Young Max argues that Wilson’s translation pursues an agenda “to suck the ancient life” out of Homer’s poems “because she rejects the ancient manly virtues”. Where Butler defined the Iliad by its masculine “force and grandeur”, young Max argues that Wilson’s translation would destroy “the pomp and circumstance” of a warlike poem.
Lest anyone doubt the misogyny behind this approach: he peppered his critique with unflattering still-images of Wilson that he’d taken from video interviews, each paused with her mouth open at just the wrong angle, before complaining that she had “laughed” during a newspaper interview and thus failed to take Homer seriously. He also dismissed Caroline Alexander, the only other women to have published an English-language translation of Iliad. (Many other women, of course, have worked on unpublished translations.)
This may sound like a niche academic row, but it’s just one more case-study in a world in which basic liberal norms – women having a go at translating Greek – are now weaponised online as examples of “woke”. This renders real “wokeness” – of which there’s plenty in academia – harder to tackle intelligently.
The world of academic classics has always had problems with male dominance – not least because you were most likely to get a childhood start on Greek if you attended historically male private schools. As an undergraduate at Oxford, I had a Greek language teacher who only asked questions of the men and would pretend he didn’t see women’s hands raised or hear female voices offering suggestions; in a seminar, I remember two male lecturers joking about which would do better as a Greek warlord with their own booty of slave girls to rape.
By the time I returned to this world for a PhD, things had got much better. But with this slow progress, as in many walks of life, there is a cadre of reactionary men who feel a privileged realm is being slowly stolen from them.
In 2018, the classicist Donna Zuckerberg published Not All Dead White Men, a survey of the ways classical literature has become fetishised in the world of online misogyny. As she points out, the alt-right are fond of using portentous quotes from Marcus Aurelius to dress up old stereotypes about the superiority of the masculine “rational” mind. A little knowledge is a dangerous thing: a little knowledge of the classics becomes a fig-leaf for sexism primped up to seem fancy.
What’s saddest about all this is the insult it renders to the Greeks themselves – dead white men among them. One of the most widely discussed passages in Wilson’s Odyssey concerned an episode of gender-based violence. While Odysseus’s enemies occupy his house, they have intercourse with his slave girls; later, the same women are executed by Odysseus’s son as punishment. Readers raised on Robert Fagles’s popular translation are used to seeing these women described as “sluts” or “whores”. But not only did Wilson restrain herself from such judgement, so did Homer. The original word is δμωαι, which literally means “the overpowered women”; Wilson translates it “slaves” or sometimes “housegirls”.

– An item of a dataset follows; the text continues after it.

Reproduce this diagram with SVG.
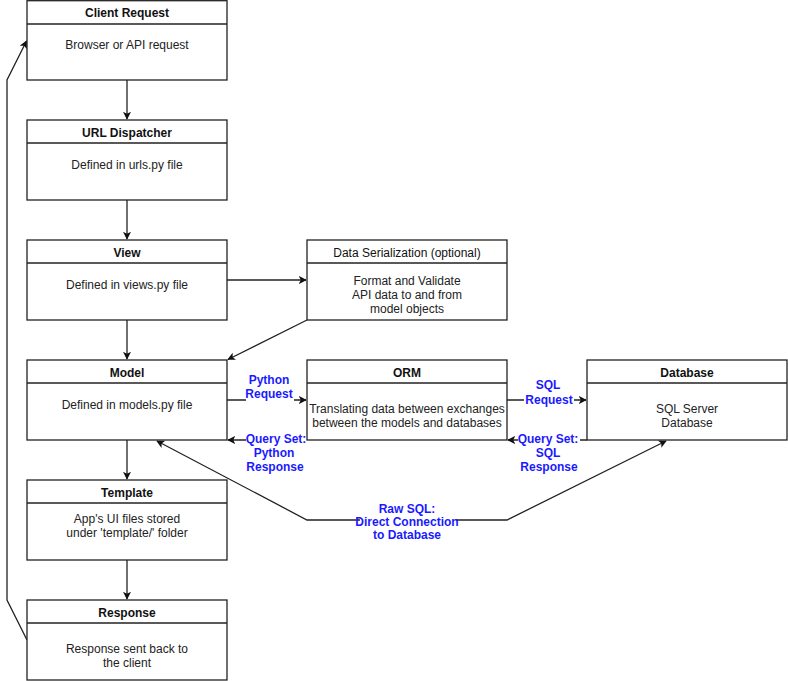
<svg xmlns="http://www.w3.org/2000/svg" width="788" height="681" viewBox="0 0 788 681">
<defs>
<marker id="arr" viewBox="0 0 10 10" refX="9" refY="5" markerWidth="8" markerHeight="8" markerUnits="userSpaceOnUse" orient="auto">
<path d="M0,0 L10,5 L0,10 L2.5,5 Z" fill="#111"/>
</marker>
<marker id="arrs" viewBox="0 0 10 10" refX="1" refY="5" markerWidth="8" markerHeight="8" markerUnits="userSpaceOnUse" orient="auto">
<path d="M10,0 L0,5 L10,10 L7.5,5 Z" fill="#111"/>
</marker>
<style>
.box{fill:#fff;stroke:#222;stroke-width:1.3}
.hd{font-family:"Liberation Sans",Arial,sans-serif;font-size:12px;font-weight:bold;fill:#111;text-anchor:middle}
.hdn{font-family:"Liberation Sans",Arial,sans-serif;font-size:12px;fill:#111;text-anchor:middle}
.bd{font-family:"Liberation Sans",Arial,sans-serif;font-size:12px;fill:#222;text-anchor:middle}
.ln{fill:none;stroke:#222;stroke-width:1.3}
.lb{font-family:"Liberation Sans",Arial,sans-serif;font-size:12px;font-weight:bold;fill:#1a1aff;text-anchor:middle}
.bg{fill:#fff}
</style>
</defs>
<rect width="788" height="681" fill="#fff"/>

<g id="connectors">
<path class="ln" d="M127,80 L127,119" marker-end="url(#arr)"/>
<path class="ln" d="M127,200 L127,239" marker-end="url(#arr)"/>
<path class="ln" d="M127,320 L127,359" marker-end="url(#arr)"/>
<path class="ln" d="M127,440 L127,479" marker-end="url(#arr)"/>
<path class="ln" d="M127,560 L127,599" marker-end="url(#arr)"/>
<path class="ln" d="M27,640 L7,600 L7,80 L26.5,41" marker-end="url(#arr)"/>
<path class="ln" d="M227,280 L306,280" marker-end="url(#arr)"/>
<path class="ln" d="M307,320 L228,359.5" marker-end="url(#arr)"/>
<path class="ln" d="M227,400 L306,400" marker-end="url(#arr)"/>
<path class="ln" d="M307,440 L228,440" marker-end="url(#arr)"/>
<path class="ln" d="M507,400 L586,400" marker-end="url(#arr)"/>
<path class="ln" d="M587,440 L508,440" marker-end="url(#arr)"/>
<path class="ln" d="M157,441 L307,520 L507,520 L666,441" marker-start="url(#arrs)" marker-end="url(#arr)"/>
</g>

<g id="labels">
<rect class="bg" x="246" y="389" width="48" height="13"/>
<text class="lb" x="269" y="384">Python</text>
<text class="lb" x="269" y="398">Request</text>
<rect class="bg" x="246" y="433" width="62" height="12"/>
<text class="lb" x="276" y="443">Query Set:</text>
<text class="lb" x="274" y="457">Python</text>
<text class="lb" x="275" y="471">Response</text>
<rect class="bg" x="524" y="394" width="50" height="12"/>
<text class="lb" x="548" y="389">SQL</text>
<text class="lb" x="549" y="404">Request</text>
<rect class="bg" x="518" y="433" width="62" height="12"/>
<text class="lb" x="548" y="443">Query Set:</text>
<text class="lb" x="548" y="457">SQL</text>
<text class="lb" x="549" y="471">Response</text>
<rect class="bg" x="360" y="515" width="96" height="12"/>
<text class="lb" x="407" y="513">Raw SQL:</text>
<text class="lb" x="407" y="526">Direct Connection</text>
<text class="lb" x="407" y="539">to Database</text>
</g>

<g id="client-request">
<rect class="box" x="27" y="0.7" width="200" height="79.3"/>
<line class="ln" x1="27" y1="24" x2="227" y2="24"/>
<text class="hd" x="127" y="17">Client Request</text>
<text class="bd" x="127" y="49">Browser or API request</text>
</g>
<g id="url-dispatcher">
<rect class="box" x="27" y="120" width="200" height="80"/>
<line class="ln" x1="27" y1="143" x2="227" y2="143"/>
<text class="hd" x="127" y="137">URL Dispatcher</text>
<text class="bd" x="127" y="169">Defined in urls.py file</text>
</g>
<g id="view">
<rect class="box" x="27" y="240" width="200" height="80"/>
<line class="ln" x1="27" y1="263" x2="227" y2="263"/>
<text class="hd" x="127" y="257">View</text>
<text class="bd" x="127" y="289">Defined in views.py file</text>
</g>
<g id="data-serialization">
<rect class="box" x="307" y="240" width="200" height="80"/>
<line class="ln" x1="307" y1="263" x2="507" y2="263"/>
<text class="hdn" x="407" y="257">Data Serialization (optional)</text>
<text class="bd" x="407" y="285">Format and Validate</text>
<text class="bd" x="407" y="299">API data to and from</text>
<text class="bd" x="407" y="313">model objects</text>
</g>
<g id="model">
<rect class="box" x="27" y="360" width="200" height="80"/>
<line class="ln" x1="27" y1="383" x2="227" y2="383"/>
<text class="hd" x="127" y="377">Model</text>
<text class="bd" x="127" y="409">Defined in models.py file</text>
</g>
<g id="orm">
<rect class="box" x="307" y="360" width="200" height="80"/>
<line class="ln" x1="307" y1="383" x2="507" y2="383"/>
<text class="hd" x="407" y="377">ORM</text>
<text class="bd" x="407" y="413">Translating data between exchanges</text>
<text class="bd" x="407" y="427">between the models and databases</text>
</g>
<g id="database">
<rect class="box" x="587" y="360" width="200" height="80"/>
<line class="ln" x1="587" y1="383" x2="787" y2="383"/>
<text class="hd" x="687" y="377">Database</text>
<text class="bd" x="687" y="413">SQL Server</text>
<text class="bd" x="687" y="427">Database</text>
</g>
<g id="template">
<rect class="box" x="27" y="480" width="200" height="80"/>
<line class="ln" x1="27" y1="503" x2="227" y2="503"/>
<text class="hd" x="127" y="497">Template</text>
<text class="bd" x="127" y="523">App's UI files stored</text>
<text class="bd" x="127" y="537">under 'template/' folder</text>
</g>
<g id="response">
<rect class="box" x="27" y="600" width="200" height="80"/>
<line class="ln" x1="27" y1="623" x2="227" y2="623"/>
<text class="hd" x="127" y="617">Response</text>
<text class="bd" x="127" y="653">Response sent back to</text>
<text class="bd" x="127" y="667">the client</text>
</g>
</svg>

If this is an erasure of misogyny, it is only of misogyny inserted by later translators. Homer – whoever he was – was no more a mindless channel for his own era’s assumptions than Euripides (famously for his female protagonists) or Shakespeare. What confirms the Homeric poems as great literature is that they contain glimpses of empathy for every soul to whom their lines give breath.
It used to be an anti-woke position to remind readers that the dead white men of literature weren’t all reactionaries – they could share liberal values, too. The classics’ hard-right fan boys would do well to remember that.